Morocco / Saudi Arabia – 11 March 2021


A court in Morocco has decided that an Australian man arrested there last month will be extradited to Saudi Arabia, where his wife and legal team fear he is likely to face severe violations of his human rights. Osama al-Hasani, a former Melbourne imam and consultant in Saudi Arabia, has been detained since early February in a Moroccan prison on the request of Saudi Arabian authorities. A Saudi court has already sentenced Dr. al-Hasani to two years in prison on a theft matter – charges he denies. However, his legal team and family believe he is being targeted for his criticism of the conservative kingdom. Dr. al-Hasani was not present at a court hearing for his extradition held in the Moroccan capital, Rabat, and has been denied access to his lawyer except for a 30-minute meeting shortly after his arrest last month.


Myanmar – 12 March 2021


Human Rights Watch (HRW) stated that the Myanmar military junta’s access to a new public camera system equipped with facial recognition and license plate recognitions technology constitutes a serious threat to basic rights. Asia researcher Manny Maung said that “the authorities’ ability to identify people on the streets, potentially track their movements and relationships, and intrude into private lives poses a grave risk to anti-coup activists”.

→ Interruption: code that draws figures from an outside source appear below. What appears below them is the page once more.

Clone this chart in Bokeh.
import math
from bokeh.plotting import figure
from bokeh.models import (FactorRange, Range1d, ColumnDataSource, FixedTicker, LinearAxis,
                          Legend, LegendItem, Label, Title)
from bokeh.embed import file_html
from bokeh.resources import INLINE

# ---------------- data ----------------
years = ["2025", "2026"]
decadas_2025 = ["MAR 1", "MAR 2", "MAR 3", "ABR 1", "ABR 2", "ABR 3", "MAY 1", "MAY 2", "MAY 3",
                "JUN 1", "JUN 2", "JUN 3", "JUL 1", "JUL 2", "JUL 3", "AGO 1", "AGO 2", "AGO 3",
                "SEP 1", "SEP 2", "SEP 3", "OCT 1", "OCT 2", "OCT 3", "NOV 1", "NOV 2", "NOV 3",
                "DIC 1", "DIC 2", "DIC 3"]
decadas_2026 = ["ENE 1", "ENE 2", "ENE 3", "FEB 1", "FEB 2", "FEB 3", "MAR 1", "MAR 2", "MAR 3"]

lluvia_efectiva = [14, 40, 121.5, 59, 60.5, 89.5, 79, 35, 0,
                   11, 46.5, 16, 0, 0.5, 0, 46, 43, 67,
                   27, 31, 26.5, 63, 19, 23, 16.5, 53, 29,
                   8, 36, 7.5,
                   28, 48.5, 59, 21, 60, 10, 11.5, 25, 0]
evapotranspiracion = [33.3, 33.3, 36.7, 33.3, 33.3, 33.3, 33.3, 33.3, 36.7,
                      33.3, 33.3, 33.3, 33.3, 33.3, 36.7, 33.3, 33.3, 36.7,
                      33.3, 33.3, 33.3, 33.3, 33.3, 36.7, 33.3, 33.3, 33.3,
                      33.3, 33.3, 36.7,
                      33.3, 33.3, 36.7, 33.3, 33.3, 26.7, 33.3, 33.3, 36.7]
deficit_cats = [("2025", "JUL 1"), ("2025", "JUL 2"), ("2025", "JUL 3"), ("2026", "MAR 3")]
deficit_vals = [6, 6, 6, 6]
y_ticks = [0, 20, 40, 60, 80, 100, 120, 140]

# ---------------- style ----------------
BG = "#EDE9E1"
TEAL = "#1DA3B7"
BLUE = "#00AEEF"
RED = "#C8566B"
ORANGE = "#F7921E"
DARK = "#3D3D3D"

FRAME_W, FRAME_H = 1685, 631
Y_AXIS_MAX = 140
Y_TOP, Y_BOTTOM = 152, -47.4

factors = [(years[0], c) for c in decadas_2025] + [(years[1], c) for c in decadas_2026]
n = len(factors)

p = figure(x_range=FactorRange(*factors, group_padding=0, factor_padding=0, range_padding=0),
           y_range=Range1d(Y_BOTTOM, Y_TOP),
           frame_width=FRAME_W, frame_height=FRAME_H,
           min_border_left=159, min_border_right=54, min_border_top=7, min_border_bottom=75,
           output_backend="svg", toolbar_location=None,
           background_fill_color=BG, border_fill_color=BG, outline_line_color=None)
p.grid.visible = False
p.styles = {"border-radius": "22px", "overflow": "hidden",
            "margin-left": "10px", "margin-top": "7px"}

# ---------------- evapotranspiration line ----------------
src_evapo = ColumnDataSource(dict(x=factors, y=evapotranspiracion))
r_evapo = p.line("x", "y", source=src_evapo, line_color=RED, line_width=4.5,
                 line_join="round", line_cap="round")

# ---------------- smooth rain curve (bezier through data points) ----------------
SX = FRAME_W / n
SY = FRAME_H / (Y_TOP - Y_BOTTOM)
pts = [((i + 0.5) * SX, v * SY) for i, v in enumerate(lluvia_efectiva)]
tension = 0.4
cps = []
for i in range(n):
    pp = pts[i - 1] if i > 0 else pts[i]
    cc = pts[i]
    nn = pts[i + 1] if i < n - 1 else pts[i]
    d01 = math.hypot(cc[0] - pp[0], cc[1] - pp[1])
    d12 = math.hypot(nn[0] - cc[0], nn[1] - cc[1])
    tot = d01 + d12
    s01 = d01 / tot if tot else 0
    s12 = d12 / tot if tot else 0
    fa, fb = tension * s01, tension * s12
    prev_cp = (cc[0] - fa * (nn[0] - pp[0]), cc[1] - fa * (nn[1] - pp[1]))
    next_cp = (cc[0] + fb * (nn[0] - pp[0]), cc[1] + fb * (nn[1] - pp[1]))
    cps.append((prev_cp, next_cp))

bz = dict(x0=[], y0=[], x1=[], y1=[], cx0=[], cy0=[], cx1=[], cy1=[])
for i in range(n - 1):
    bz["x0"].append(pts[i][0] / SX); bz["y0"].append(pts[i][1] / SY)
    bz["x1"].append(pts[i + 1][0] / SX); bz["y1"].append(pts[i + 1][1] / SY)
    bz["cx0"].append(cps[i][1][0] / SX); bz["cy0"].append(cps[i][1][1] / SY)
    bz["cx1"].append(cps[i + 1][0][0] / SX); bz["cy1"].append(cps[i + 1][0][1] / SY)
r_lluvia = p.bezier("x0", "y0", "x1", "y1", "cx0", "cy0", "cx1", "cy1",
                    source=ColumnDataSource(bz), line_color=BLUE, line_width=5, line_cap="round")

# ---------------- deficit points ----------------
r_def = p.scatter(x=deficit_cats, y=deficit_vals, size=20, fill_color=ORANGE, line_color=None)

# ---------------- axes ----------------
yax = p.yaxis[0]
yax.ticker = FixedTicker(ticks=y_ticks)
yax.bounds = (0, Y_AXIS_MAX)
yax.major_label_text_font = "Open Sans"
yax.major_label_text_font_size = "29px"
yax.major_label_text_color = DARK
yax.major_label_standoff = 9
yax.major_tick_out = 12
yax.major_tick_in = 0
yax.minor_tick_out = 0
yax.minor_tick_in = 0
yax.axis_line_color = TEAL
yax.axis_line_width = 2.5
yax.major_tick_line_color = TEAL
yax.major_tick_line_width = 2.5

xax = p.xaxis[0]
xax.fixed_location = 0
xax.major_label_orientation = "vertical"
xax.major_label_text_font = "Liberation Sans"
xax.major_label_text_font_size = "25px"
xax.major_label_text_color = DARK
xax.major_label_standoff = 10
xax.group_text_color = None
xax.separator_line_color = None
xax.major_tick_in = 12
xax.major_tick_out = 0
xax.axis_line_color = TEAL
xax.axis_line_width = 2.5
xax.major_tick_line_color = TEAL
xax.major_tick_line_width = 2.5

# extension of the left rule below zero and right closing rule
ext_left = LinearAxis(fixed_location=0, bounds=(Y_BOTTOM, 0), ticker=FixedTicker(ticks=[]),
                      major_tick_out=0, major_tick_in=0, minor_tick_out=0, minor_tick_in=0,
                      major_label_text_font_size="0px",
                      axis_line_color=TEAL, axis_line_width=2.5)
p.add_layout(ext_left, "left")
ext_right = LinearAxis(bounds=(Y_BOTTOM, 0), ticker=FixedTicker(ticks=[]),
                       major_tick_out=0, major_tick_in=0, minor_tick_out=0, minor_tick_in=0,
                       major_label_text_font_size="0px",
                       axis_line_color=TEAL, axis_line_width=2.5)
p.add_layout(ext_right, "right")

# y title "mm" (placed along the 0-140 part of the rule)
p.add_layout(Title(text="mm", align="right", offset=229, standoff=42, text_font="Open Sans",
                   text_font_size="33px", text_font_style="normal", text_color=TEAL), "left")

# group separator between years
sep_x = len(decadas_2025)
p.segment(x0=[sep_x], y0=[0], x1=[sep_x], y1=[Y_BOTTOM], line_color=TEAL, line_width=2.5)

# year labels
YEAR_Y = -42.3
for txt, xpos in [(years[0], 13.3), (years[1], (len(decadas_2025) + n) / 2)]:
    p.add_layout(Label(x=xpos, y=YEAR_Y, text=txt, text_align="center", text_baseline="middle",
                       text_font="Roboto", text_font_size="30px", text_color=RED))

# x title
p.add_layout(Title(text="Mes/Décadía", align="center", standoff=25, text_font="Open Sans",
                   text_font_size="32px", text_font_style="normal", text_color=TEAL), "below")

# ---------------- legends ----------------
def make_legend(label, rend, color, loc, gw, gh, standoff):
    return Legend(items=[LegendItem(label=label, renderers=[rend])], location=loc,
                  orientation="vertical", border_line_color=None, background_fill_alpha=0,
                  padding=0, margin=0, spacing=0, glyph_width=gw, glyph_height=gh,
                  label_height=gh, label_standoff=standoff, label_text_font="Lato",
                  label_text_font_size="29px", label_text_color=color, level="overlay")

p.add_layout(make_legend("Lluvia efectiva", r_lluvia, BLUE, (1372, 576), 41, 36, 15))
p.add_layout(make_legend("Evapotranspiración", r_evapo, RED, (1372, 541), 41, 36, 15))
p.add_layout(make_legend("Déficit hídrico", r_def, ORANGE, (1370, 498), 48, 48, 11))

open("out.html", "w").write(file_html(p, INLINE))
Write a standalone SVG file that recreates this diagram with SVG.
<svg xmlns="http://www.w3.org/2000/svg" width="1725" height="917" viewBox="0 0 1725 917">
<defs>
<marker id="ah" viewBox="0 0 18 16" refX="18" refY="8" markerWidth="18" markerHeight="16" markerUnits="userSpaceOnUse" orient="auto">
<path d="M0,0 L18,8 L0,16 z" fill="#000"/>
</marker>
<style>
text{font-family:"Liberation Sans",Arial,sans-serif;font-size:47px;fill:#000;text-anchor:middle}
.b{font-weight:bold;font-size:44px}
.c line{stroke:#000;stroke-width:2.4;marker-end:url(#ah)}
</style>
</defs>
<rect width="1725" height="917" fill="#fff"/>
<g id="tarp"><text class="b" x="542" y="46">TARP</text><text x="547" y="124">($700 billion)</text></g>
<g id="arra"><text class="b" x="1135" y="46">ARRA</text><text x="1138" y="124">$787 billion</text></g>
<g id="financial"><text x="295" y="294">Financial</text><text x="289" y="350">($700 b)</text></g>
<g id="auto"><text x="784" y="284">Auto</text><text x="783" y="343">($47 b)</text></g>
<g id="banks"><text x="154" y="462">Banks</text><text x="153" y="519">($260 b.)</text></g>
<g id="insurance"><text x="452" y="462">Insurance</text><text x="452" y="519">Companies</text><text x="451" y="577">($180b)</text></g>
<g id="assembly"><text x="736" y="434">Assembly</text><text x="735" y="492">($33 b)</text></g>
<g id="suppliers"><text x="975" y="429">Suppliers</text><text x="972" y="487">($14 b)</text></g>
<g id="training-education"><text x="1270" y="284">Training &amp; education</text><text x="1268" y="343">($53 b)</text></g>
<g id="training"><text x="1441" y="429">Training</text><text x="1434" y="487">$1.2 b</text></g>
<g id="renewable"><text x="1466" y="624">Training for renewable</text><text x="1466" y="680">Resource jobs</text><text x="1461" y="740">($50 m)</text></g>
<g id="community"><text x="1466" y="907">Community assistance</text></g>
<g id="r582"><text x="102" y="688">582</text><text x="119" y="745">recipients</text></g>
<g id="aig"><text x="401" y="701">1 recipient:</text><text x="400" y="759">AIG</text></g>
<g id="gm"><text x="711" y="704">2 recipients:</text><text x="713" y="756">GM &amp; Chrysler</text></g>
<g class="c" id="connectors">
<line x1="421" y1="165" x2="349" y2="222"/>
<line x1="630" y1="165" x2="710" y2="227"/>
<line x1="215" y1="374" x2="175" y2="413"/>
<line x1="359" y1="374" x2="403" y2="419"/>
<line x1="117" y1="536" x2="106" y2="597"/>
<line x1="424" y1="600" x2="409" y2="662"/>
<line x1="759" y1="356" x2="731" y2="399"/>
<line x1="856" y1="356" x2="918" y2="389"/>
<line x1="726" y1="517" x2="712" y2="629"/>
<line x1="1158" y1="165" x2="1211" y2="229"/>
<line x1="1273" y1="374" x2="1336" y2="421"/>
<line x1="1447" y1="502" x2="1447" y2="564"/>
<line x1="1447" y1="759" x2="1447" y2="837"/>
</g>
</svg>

United States / Egypt – 12 March 2021

The United States has joined Western countries in urging Egypt to end the prosecution of activists, journalists and perceived political opponents under “counterterrorism” laws in a rare criticism of the Middle East country at the United Nations human rights agency. The US, which has observer status at the UN Human Rights Council, was among 31 signatories of the joint statement on Egypt, the first since 2014, which called on the government to lift curbs on freedoms of expression and assembly. Washington has avoided criticising Egypt, a close ally, but US President Joe Biden has promised to speak out against human rights violations and abuses of the rule of law worldwide.